I try to spend time "exploring" the web reading the many other “trucking” blogs to see what’s on their minds. Which is what OOIDA, the ATA, the FMSCA and the DOT should do more of. But, more to the point, this one blog http://gypsytrucker.blogspot.com/ and her last two entries really touched me. I would like you to take a few moments and read them. And if you would, please, send her an e-mail, and give her some encouragement to try it again, this time with anybody else other than a truly dreadful company like Werner.

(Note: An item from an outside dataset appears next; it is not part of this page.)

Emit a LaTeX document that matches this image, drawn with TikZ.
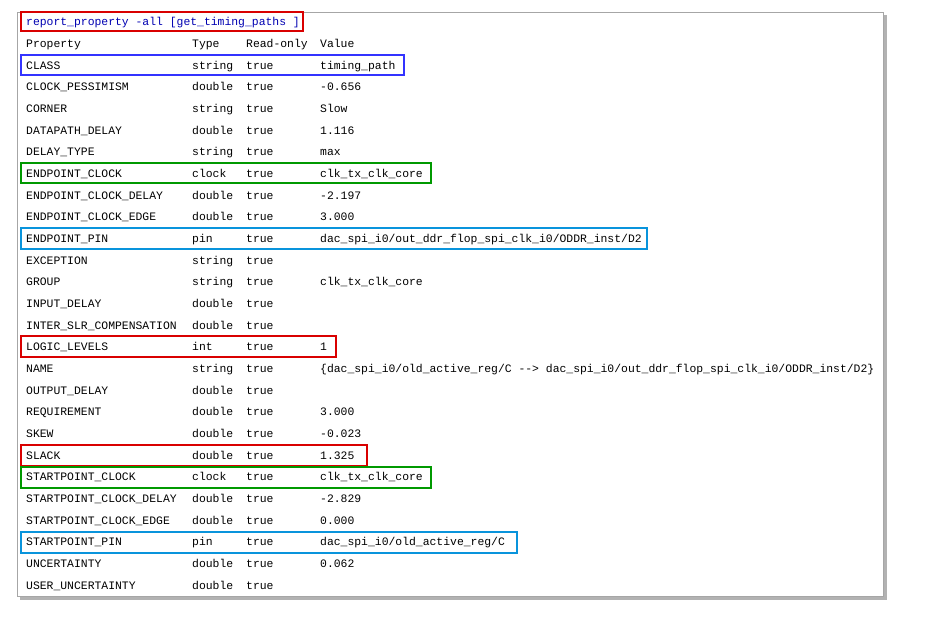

“I've lost count of how many times I've started this post and deleted it. Writing it has been much harder than actually walking away from the world of truck driving. This is the new battle, the recounting and the making sense of everything that happened.
I have not been behind the wheel of a big rig since turning in my keys to Werner, retreating back to civilian life in Portland, then going home to lick my wounds. I will probably never again get behind the wheel. But I will also never forget all these experiences, and have continued to write about them. This was the original goal, anyway - to write about life on the road.
Initially I thought this would take the shape of a journalistic project, but that goal has morphed into something else. I'm not sure what yet, but I am slowly but surely writing and figuring it out. The trucking life was not for me, but the taste of it that I did get gave me a profound respect for the men and women on the highways who are moving this country around day in and day out. You are all my heroes. I am especially grateful to those whose advice and encouragement kept me hanging on during the toughest times.
I've had so many crises of faith, so many emotional/mental/psychological blocks throughout the last few months. But what pushed me over the edge and made me turn my truck in and finally quit Werner was a physical issue.
Thursday morning I got an assignment to pick up a trailer full of scrap, mostly old pallets, and take it to a waste management facility 20 miles away. I groaned at the shortness of the run, but whatever. Go pick up the trailer, take it where it's supposed to go. Which turns out to be the city dump. The city dump does not usually get semi trucks, and they're not sure what to do with me, and they're not even sure they can take the specific kind of checks that trucking companies use to pay for services (in this case, the fees for dumping stuff into the landfill). So I sit at the dump for about four hours while they decide what to do with the checks, until they finally decide that yes, they'll take it. And they send me up.
Mind you, I'm at the city dump. There are no docks, no forklifts, no one to help me unload the stuff. I mean, I'm at THE DUMP, where garbage truck drivers back up to the edge and tip their trucks up so all the junk just falls out. I don't have that kind of mechanism on a dry van trailer. My dispatcher confirms that yes, I am supposed to unload it. Open up the trailer door and find that most of the pallets are oversized ones, huge and heavy. And there's a big steel platform in there, and I can't even lift one edge of it by myself. I drag one pallet out, and call my dispatcher to tell him that I am physically incapable of doing this work, and whoever heard of a long-haul driver being sent to the city dump to hand-unload a trailer full of trash, anyway?
His first question: "What, are you real small? You can't lift pallets?" It's not a question of my size, idiot, it's a question of this kind of work being completely beyond my job description, as well as a question of the trailer contents being too heavy to lift for any one person, no matter how big and buff. In a fit of rage, I shoved two more pallets off the trailer after getting off the phone, then went back into the cab and started making panicked phone calls to non-idiots, like my old trainer Dana, who suggested I call my dispatcher's supervisor, who in turn gave the same bullshit that my dispatcher did - sometimes these loads are necessary, I guess we'll have to send a guy on this load instead.
I didn't get to leave the dump until about 4pm, after spending about seven hours there. I wanted to drive straight to the terminal and turn in my truck, but thought I'd sleep on it first. I did. Then drove to the terminal first thing in the morning and turned it in. The response from the guys at the terminal: this is a ridiculous ordeal, why didn't Werner just contract a waste disposal company to do this? Because drivers, especially rookie drivers who happen to be in the wrong place at the wrong time, are so much cheaper. I mean, I made about $40 that day, all in all. This shit is not worth it.
I'm spending the weekend with my Portland friends, who were thankfully willing to pick me up from the terminal and put me up for a few days. Then I will take the bus back to Cali and try to get my head together, figure out what I'm doing next. Maybe another trucking company, maybe not. Right now, there's a cup of sludge-thick Pacific NW coffee calling my name somewhere around here, and it holds more promise than anything that's happened over the past week.”